Assustado, jovem Padaw? Eu também! Mas como tudo na vida, o que acontece com a tecnologia é um reflexo de nós mesmos como seres humanos, para o bem e para o mal. Logo, terão marcas, usando esse volume todo de dados para entender melhor o seu cliente, colocar o seu usuário no centro da estratégia e oferecer um serviço, melhor, mais barato e rápido como o Peter Diamandis previu. Quer um exemplo? Nubank. Assim como, também terão marcas que usarão esse mesmo volume de dados para entender seu cliente especificamente e não tentar mais te convencer pela repetição do discurso, e sim, por te proporcionar aquilo que você quer ver, do jeitinho que você quer ver.
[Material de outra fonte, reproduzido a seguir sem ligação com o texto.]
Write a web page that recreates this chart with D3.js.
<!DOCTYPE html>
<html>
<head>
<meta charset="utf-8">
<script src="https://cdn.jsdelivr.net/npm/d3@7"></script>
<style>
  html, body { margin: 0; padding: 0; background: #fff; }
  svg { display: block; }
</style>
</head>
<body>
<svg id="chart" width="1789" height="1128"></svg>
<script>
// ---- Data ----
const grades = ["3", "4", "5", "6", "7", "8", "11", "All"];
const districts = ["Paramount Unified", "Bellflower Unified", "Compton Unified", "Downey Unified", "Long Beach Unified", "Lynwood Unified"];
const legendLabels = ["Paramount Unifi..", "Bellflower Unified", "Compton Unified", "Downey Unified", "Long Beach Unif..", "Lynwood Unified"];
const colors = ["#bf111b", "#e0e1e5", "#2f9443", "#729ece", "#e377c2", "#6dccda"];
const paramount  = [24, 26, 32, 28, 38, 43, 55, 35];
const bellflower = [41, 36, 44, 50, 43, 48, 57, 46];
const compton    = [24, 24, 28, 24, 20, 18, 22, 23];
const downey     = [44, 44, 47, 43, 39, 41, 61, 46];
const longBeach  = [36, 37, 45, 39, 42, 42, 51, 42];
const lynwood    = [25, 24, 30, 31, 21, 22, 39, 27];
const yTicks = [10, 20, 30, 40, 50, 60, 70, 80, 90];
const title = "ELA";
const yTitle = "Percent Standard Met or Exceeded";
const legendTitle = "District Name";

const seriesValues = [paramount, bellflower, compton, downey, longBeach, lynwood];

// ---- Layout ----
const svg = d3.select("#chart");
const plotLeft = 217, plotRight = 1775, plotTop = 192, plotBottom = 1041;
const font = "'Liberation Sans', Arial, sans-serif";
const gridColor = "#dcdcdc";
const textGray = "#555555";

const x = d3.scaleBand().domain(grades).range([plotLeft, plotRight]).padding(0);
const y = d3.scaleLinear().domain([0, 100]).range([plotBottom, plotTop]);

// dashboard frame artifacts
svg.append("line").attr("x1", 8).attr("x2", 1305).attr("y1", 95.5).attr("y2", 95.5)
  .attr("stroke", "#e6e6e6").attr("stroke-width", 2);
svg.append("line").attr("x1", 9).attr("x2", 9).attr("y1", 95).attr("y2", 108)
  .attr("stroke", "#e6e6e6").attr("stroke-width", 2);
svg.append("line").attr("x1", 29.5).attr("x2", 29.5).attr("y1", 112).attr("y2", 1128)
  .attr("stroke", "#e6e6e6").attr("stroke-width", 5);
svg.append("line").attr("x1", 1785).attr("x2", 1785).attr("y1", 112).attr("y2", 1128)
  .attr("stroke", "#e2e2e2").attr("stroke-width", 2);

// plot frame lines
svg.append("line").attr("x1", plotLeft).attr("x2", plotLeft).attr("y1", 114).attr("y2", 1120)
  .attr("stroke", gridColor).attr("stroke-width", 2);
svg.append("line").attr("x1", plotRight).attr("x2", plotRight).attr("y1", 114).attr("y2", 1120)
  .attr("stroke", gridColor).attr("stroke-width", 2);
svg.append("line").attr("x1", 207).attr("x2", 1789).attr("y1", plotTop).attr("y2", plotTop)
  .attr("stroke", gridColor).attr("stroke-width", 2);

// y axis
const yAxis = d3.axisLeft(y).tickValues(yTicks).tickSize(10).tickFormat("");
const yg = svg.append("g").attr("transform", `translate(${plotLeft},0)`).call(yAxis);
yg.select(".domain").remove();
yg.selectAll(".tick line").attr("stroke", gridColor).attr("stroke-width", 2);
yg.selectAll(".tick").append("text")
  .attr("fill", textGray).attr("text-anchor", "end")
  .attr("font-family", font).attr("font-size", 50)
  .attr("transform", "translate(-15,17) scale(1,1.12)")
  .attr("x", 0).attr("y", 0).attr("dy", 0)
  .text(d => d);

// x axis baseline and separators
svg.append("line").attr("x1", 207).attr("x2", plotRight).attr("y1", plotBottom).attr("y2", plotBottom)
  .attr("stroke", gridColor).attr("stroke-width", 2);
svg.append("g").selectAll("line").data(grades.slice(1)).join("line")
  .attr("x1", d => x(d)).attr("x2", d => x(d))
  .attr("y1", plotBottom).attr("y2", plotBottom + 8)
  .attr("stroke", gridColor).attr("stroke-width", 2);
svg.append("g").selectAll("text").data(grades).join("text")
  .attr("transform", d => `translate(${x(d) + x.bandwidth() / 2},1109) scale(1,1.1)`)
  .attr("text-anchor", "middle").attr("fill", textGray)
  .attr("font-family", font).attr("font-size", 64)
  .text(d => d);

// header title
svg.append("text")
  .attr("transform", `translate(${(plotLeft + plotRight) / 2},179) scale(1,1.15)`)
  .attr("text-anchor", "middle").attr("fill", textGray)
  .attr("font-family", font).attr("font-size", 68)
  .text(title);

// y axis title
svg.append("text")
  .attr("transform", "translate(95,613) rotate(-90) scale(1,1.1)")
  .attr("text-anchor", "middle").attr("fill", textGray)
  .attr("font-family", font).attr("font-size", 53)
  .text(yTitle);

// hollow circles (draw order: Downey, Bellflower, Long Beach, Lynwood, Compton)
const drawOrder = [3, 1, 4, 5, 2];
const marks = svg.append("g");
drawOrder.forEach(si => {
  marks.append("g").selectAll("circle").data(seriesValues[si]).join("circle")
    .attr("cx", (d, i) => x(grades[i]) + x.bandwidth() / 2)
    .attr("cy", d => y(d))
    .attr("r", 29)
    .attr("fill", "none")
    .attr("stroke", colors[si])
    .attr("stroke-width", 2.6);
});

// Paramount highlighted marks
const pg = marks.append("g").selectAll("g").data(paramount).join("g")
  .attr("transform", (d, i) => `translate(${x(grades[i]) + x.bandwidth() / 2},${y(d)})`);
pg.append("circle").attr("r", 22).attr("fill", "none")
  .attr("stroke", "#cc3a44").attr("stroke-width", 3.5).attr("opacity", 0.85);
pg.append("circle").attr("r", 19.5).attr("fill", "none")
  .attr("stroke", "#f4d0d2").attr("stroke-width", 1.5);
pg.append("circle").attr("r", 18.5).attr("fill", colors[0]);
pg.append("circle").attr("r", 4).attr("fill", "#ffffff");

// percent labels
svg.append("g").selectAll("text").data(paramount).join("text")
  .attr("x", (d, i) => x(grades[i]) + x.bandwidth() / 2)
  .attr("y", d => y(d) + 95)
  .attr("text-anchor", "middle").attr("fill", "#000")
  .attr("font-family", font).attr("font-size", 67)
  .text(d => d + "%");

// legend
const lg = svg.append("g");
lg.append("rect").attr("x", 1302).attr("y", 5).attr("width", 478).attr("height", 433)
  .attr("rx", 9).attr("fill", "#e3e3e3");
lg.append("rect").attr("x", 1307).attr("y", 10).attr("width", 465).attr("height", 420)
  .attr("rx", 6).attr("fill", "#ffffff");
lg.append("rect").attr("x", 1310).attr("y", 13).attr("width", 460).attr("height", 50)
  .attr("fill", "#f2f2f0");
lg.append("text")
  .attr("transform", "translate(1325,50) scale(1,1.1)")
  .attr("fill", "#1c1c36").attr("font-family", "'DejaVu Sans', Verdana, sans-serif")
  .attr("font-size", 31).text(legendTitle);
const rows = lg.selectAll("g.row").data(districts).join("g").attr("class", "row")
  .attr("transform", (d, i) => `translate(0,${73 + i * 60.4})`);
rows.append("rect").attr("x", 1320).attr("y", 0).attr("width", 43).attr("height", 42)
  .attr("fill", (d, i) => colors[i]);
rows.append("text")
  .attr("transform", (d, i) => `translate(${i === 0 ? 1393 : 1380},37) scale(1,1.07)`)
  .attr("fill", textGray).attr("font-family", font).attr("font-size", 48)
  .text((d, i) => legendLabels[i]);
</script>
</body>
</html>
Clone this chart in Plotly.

Como não dá para dar ctrl+z na vida e o futuro já é o presente. Talvez, para nós, clientes, o futuro das marcas passe pelo seguinte questionamento: Como hackear o sistema e sair da bolha que eu mesmo ajudei a criar com meus rastros de comportamentos através dos meus likes, dos meus check-ins, dos meus cliques? Afinal, o futuro é agora e seu comportamento transformado em código já está em alguma das inúmeras bases de dados espalhada pelo mundo, pronto para ser usado para te oferecer um serviço/produto melhor ou te convencer que aquilo foi feito especialmente para você.